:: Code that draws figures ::
>> Begin

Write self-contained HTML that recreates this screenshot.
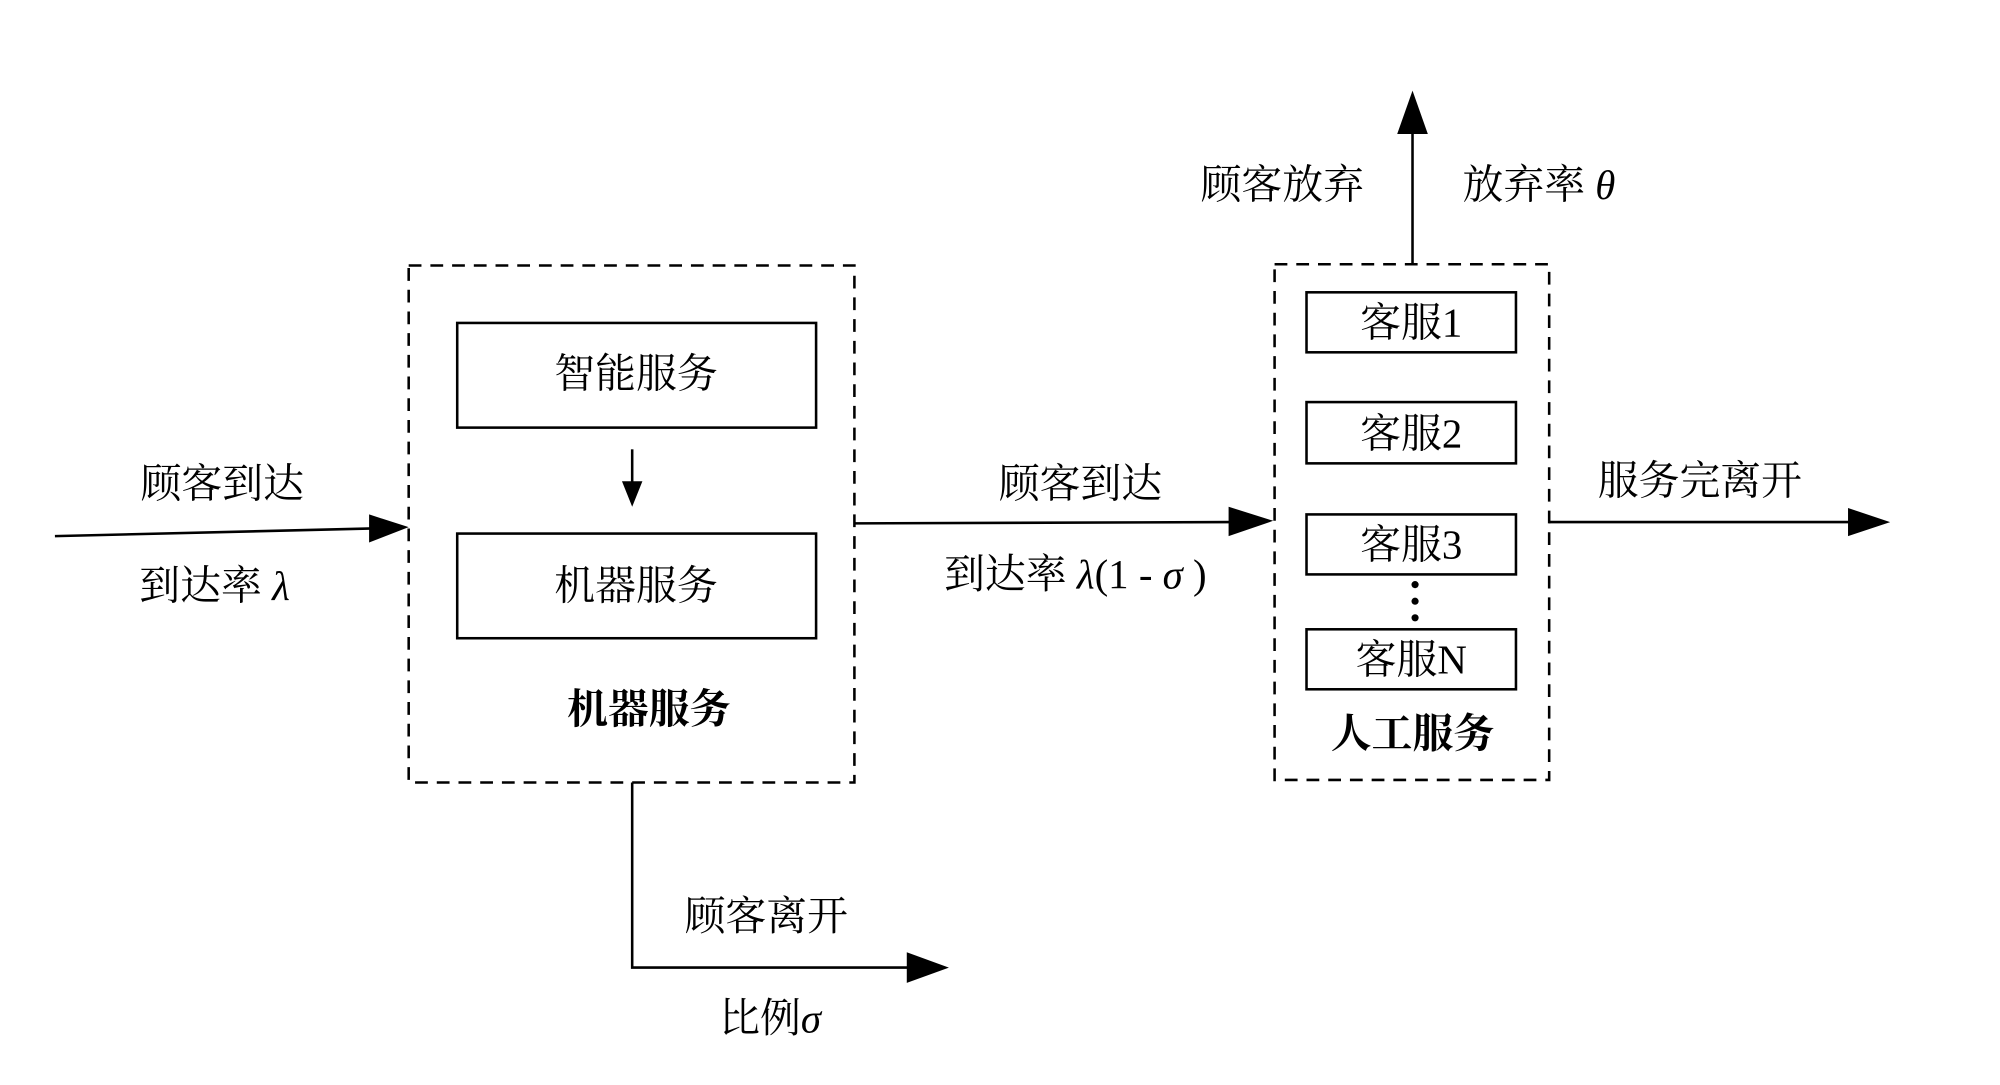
<!DOCTYPE html>
<html><head><meta charset="utf-8"><style>
html,body{margin:0;padding:0;background:#fff;}
svg{display:block;}
text{font-family:"Liberation Serif","Noto Serif CJK SC",serif;font-size:32px;fill:#000;text-anchor:middle;dominant-baseline:central;}
.b{font-weight:bold;}
</style></head><body>
<svg width="2000" height="1085" viewBox="0 0 1566 850" preserveAspectRatio="none">
<g fill="none" stroke="#000" stroke-width="2">
<rect x="320" y="208" width="349" height="405" stroke-dasharray="10,7"/>
<rect x="998" y="207" width="215" height="404" stroke-dasharray="10,7"/>
<rect x="358" y="253" width="281" height="82"/>
<rect x="358" y="418" width="281" height="82"/>
<rect x="1023" y="229" width="164" height="47"/>
<rect x="1023" y="315" width="164" height="48"/>
<rect x="1023" y="403" width="164" height="47"/>
<rect x="1023" y="493" width="164" height="47"/>
<line x1="495" y1="352" x2="495" y2="380"/>
<line x1="43" y1="420" x2="292" y2="414"/>
<line x1="669" y1="410" x2="964" y2="409"/>
<line x1="1106" y1="207" x2="1106" y2="102"/>
<line x1="1213" y1="409" x2="1449" y2="409"/>
<polyline points="495,613 495,758 712,758"/>
</g>
<g fill="#000">
<polygon points="487,377 503,377 495,397"/>
<polygon points="289,403 320,413 289,425"/>
<polygon points="962,397 997,408 962,420"/>
<polygon points="1094,105 1118,105 1106,71"/>
<polygon points="1447,398 1480,409 1447,420"/>
<polygon points="710,746 743,758 710,770"/>
<circle cx="1108" cy="458" r="2.8"/>
<circle cx="1108" cy="471" r="2.8"/>
<circle cx="1108" cy="484" r="2.8"/>
</g>
<text x="498" y="293">智能服务</text>
<text x="498" y="459">机器服务</text>
<text x="508" y="556" class="b">机器服务</text>
<text x="174" y="379">顾客到达</text>
<text x="168" y="459">到达率 <tspan font-style="italic">λ</tspan></text>
<text x="846" y="379">顾客到达</text>
<text x="842" y="450">到达率 <tspan font-style="italic">λ</tspan>(1 - <tspan font-style="italic">σ</tspan> )</text>
<text x="1105" y="253">客服1</text>
<text x="1105" y="340">客服2</text>
<text x="1105" y="427">客服3</text>
<text x="1105" y="517">客服N</text>
<text x="1106" y="575" class="b">人工服务</text>
<text x="1004" y="145">顾客放弃</text>
<text x="1205" y="145">放弃率 <tspan font-style="italic">θ</tspan></text>
<text x="1331" y="377">服务完离开</text>
<text x="600" y="718">顾客离开</text>
<text x="603" y="798">比例<tspan font-style="italic">σ</tspan></text>
</svg>
</body></html>
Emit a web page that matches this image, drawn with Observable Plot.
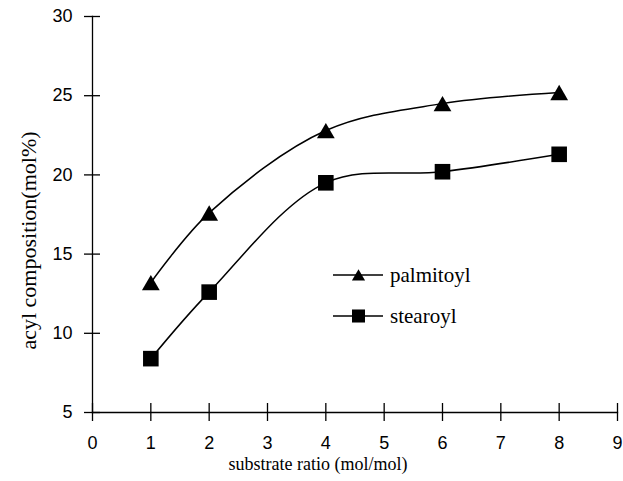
<!DOCTYPE html>
<html><head><meta charset="utf-8">
<script src="https://cdn.jsdelivr.net/npm/d3@7"></script>
<script src="https://cdn.jsdelivr.net/npm/@observablehq/plot@0.6"></script>
<style>body{margin:0;background:#fff}</style>
</head><body><div id="chart"></div>
<script>
const ratios = [1, 2, 4, 6, 8];
const palmitoyl = [13.2, 17.6, 22.8, 24.5, 25.2];
const stearoyl = [8.4, 12.6, 19.5, 20.2, 21.3];
const xTicks = [0, 1, 2, 3, 4, 5, 6, 7, 8, 9];
const yTicks = [5, 10, 15, 20, 25, 30];
const seriesNames = ["palmitoyl", "stearoyl"];
const xTitle = "substrate ratio (mol/mol)";
const yTitle = "acyl composition(mol%)";

const pData = ratios.map((x, i) => ({x, y: palmitoyl[i]}));
const sData = ratios.map((x, i) => ({x, y: stearoyl[i]}));
const sans = "Liberation Sans, Arial, sans-serif";
const serif = "Liberation Serif, Times New Roman, serif";

const plot = Plot.plot({
  width: 623, height: 481,
  marginLeft: 92, marginRight: 6, marginTop: 16, marginBottom: 69,
  style: {background: "#fff", color: "#000", overflow: "visible"},
  x: {domain: [0, 9], label: null},
  y: {domain: [5, 30], label: null},
  marks: [
    Plot.frame({anchor: "left", stroke: "#000", strokeWidth: 1.3}),
    Plot.frame({anchor: "bottom", stroke: "#000", strokeWidth: 1.3}),
    Plot.axisY(yTicks, {tickSize: 16, dx: 8, fill: "none", strokeWidth: 1.3, label: null}),
    Plot.axisY(yTicks, {tickSize: 0, tickPadding: 20, fontSize: 18, fontFamily: sans, label: null}),
    Plot.axisX(xTicks, {tickSize: 18, dy: -9, fill: "none", strokeWidth: 1.3, label: null}),
    Plot.axisX(xTicks, {tickSize: 0, tickPadding: 24, fontSize: 18, fontFamily: sans, label: null}),
    Plot.line(pData, {x: "x", y: "y", curve: "catmull-rom", stroke: "#000", strokeWidth: 1.5}),
    Plot.line(sData, {x: "x", y: "y", curve: "catmull-rom", stroke: "#000", strokeWidth: 1.5}),
    Plot.dot(pData, {x: "x", y: "y", symbol: "triangle", r: 6.6, dy: 2.6, fill: "#000", stroke: "none"}),
    Plot.dot(sData, {x: "x", y: "y", symbol: "square", r: 8.8, fill: "#000", stroke: "none"}),
    Plot.text([xTitle], {frameAnchor: "bottom", dy: 57, dx: -37, textAnchor: "middle", fontSize: 18, fontFamily: serif, fill: "#000"}),
    Plot.text([yTitle], {frameAnchor: "left", rotate: -90, dx: -64, dy: 26, textAnchor: "middle", fontSize: 22, fontFamily: serif, fill: "#000"})
  ]
});
document.getElementById("chart").appendChild(plot);

// legend
const svg = d3.select(plot);
const leg = svg.append("g");
const rows = [{name: seriesNames[0], y: 275, sym: d3.symbolTriangle, size: 75, off: 1.8},
              {name: seriesNames[1], y: 316, sym: d3.symbolSquare, size: 170, off: 0}];
rows.forEach(r => {
  leg.append("line").attr("x1", 333).attr("x2", 383).attr("y1", r.y).attr("y2", r.y)
    .attr("stroke", "#000").attr("stroke-width", 1.5);
  leg.append("path").attr("d", d3.symbol(r.sym, r.size)())
    .attr("transform", `translate(358.5,${r.y + r.off})`).attr("fill", "#000");
  leg.append("text").attr("x", 390).attr("y", r.y).attr("dy", "0.32em")
    .style("font-family", serif).style("font-size", "21px").style("text-anchor", "start")
    .attr("fill", "#000").text(r.name);
});
</script>
</body></html>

>> End

:: WORK REQUIRED ::
Every line above should be repeated exactly; pictures stay out of the copy.

:: FINISHED ANSWER ::
Write self-contained HTML that recreates this screenshot.
<!DOCTYPE html>
<html><head><meta charset="utf-8"><style>
html,body{margin:0;padding:0;background:#fff;}
svg{display:block;}
text{font-family:"Liberation Serif","Noto Serif CJK SC",serif;font-size:32px;fill:#000;text-anchor:middle;dominant-baseline:central;}
.b{font-weight:bold;}
</style></head><body>
<svg width="2000" height="1085" viewBox="0 0 1566 850" preserveAspectRatio="none">
<g fill="none" stroke="#000" stroke-width="2">
<rect x="320" y="208" width="349" height="405" stroke-dasharray="10,7"/>
<rect x="998" y="207" width="215" height="404" stroke-dasharray="10,7"/>
<rect x="358" y="253" width="281" height="82"/>
<rect x="358" y="418" width="281" height="82"/>
<rect x="1023" y="229" width="164" height="47"/>
<rect x="1023" y="315" width="164" height="48"/>
<rect x="1023" y="403" width="164" height="47"/>
<rect x="1023" y="493" width="164" height="47"/>
<line x1="495" y1="352" x2="495" y2="380"/>
<line x1="43" y1="420" x2="292" y2="414"/>
<line x1="669" y1="410" x2="964" y2="409"/>
<line x1="1106" y1="207" x2="1106" y2="102"/>
<line x1="1213" y1="409" x2="1449" y2="409"/>
<polyline points="495,613 495,758 712,758"/>
</g>
<g fill="#000">
<polygon points="487,377 503,377 495,397"/>
<polygon points="289,403 320,413 289,425"/>
<polygon points="962,397 997,408 962,420"/>
<polygon points="1094,105 1118,105 1106,71"/>
<polygon points="1447,398 1480,409 1447,420"/>
<polygon points="710,746 743,758 710,770"/>
<circle cx="1108" cy="458" r="2.8"/>
<circle cx="1108" cy="471" r="2.8"/>
<circle cx="1108" cy="484" r="2.8"/>
</g>
<text x="498" y="293">智能服务</text>
<text x="498" y="459">机器服务</text>
<text x="508" y="556" class="b">机器服务</text>
<text x="174" y="379">顾客到达</text>
<text x="168" y="459">到达率 <tspan font-style="italic">λ</tspan></text>
<text x="846" y="379">顾客到达</text>
<text x="842" y="450">到达率 <tspan font-style="italic">λ</tspan>(1 - <tspan font-style="italic">σ</tspan> )</text>
<text x="1105" y="253">客服1</text>
<text x="1105" y="340">客服2</text>
<text x="1105" y="427">客服3</text>
<text x="1105" y="517">客服N</text>
<text x="1106" y="575" class="b">人工服务</text>
<text x="1004" y="145">顾客放弃</text>
<text x="1205" y="145">放弃率 <tspan font-style="italic">θ</tspan></text>
<text x="1331" y="377">服务完离开</text>
<text x="600" y="718">顾客离开</text>
<text x="603" y="798">比例<tspan font-style="italic">σ</tspan></text>
</svg>
</body></html>
Emit a web page that matches this image, drawn with Observable Plot.
<!DOCTYPE html>
<html><head><meta charset="utf-8">
<script src="https://cdn.jsdelivr.net/npm/d3@7"></script>
<script src="https://cdn.jsdelivr.net/npm/@observablehq/plot@0.6"></script>
<style>body{margin:0;background:#fff}</style>
</head><body><div id="chart"></div>
<script>
const ratios = [1, 2, 4, 6, 8];
const palmitoyl = [13.2, 17.6, 22.8, 24.5, 25.2];
const stearoyl = [8.4, 12.6, 19.5, 20.2, 21.3];
const xTicks = [0, 1, 2, 3, 4, 5, 6, 7, 8, 9];
const yTicks = [5, 10, 15, 20, 25, 30];
const seriesNames = ["palmitoyl", "stearoyl"];
const xTitle = "substrate ratio (mol/mol)";
const yTitle = "acyl composition(mol%)";

const pData = ratios.map((x, i) => ({x, y: palmitoyl[i]}));
const sData = ratios.map((x, i) => ({x, y: stearoyl[i]}));
const sans = "Liberation Sans, Arial, sans-serif";
const serif = "Liberation Serif, Times New Roman, serif";

const plot = Plot.plot({
  width: 623, height: 481,
  marginLeft: 92, marginRight: 6, marginTop: 16, marginBottom: 69,
  style: {background: "#fff", color: "#000", overflow: "visible"},
  x: {domain: [0, 9], label: null},
  y: {domain: [5, 30], label: null},
  marks: [
    Plot.frame({anchor: "left", stroke: "#000", strokeWidth: 1.3}),
    Plot.frame({anchor: "bottom", stroke: "#000", strokeWidth: 1.3}),
    Plot.axisY(yTicks, {tickSize: 16, dx: 8, fill: "none", strokeWidth: 1.3, label: null}),
    Plot.axisY(yTicks, {tickSize: 0, tickPadding: 20, fontSize: 18, fontFamily: sans, label: null}),
    Plot.axisX(xTicks, {tickSize: 18, dy: -9, fill: "none", strokeWidth: 1.3, label: null}),
    Plot.axisX(xTicks, {tickSize: 0, tickPadding: 24, fontSize: 18, fontFamily: sans, label: null}),
    Plot.line(pData, {x: "x", y: "y", curve: "catmull-rom", stroke: "#000", strokeWidth: 1.5}),
    Plot.line(sData, {x: "x", y: "y", curve: "catmull-rom", stroke: "#000", strokeWidth: 1.5}),
    Plot.dot(pData, {x: "x", y: "y", symbol: "triangle", r: 6.6, dy: 2.6, fill: "#000", stroke: "none"}),
    Plot.dot(sData, {x: "x", y: "y", symbol: "square", r: 8.8, fill: "#000", stroke: "none"}),
    Plot.text([xTitle], {frameAnchor: "bottom", dy: 57, dx: -37, textAnchor: "middle", fontSize: 18, fontFamily: serif, fill: "#000"}),
    Plot.text([yTitle], {frameAnchor: "left", rotate: -90, dx: -64, dy: 26, textAnchor: "middle", fontSize: 22, fontFamily: serif, fill: "#000"})
  ]
});
document.getElementById("chart").appendChild(plot);

// legend
const svg = d3.select(plot);
const leg = svg.append("g");
const rows = [{name: seriesNames[0], y: 275, sym: d3.symbolTriangle, size: 75, off: 1.8},
              {name: seriesNames[1], y: 316, sym: d3.symbolSquare, size: 170, off: 0}];
rows.forEach(r => {
  leg.append("line").attr("x1", 333).attr("x2", 383).attr("y1", r.y).attr("y2", r.y)
    .attr("stroke", "#000").attr("stroke-width", 1.5);
  leg.append("path").attr("d", d3.symbol(r.sym, r.size)())
    .attr("transform", `translate(358.5,${r.y + r.off})`).attr("fill", "#000");
  leg.append("text").attr("x", 390).attr("y", r.y).attr("dy", "0.32em")
    .style("font-family", serif).style("font-size", "21px").style("text-anchor", "start")
    .attr("fill", "#000").text(r.name);
});
</script>
</body></html>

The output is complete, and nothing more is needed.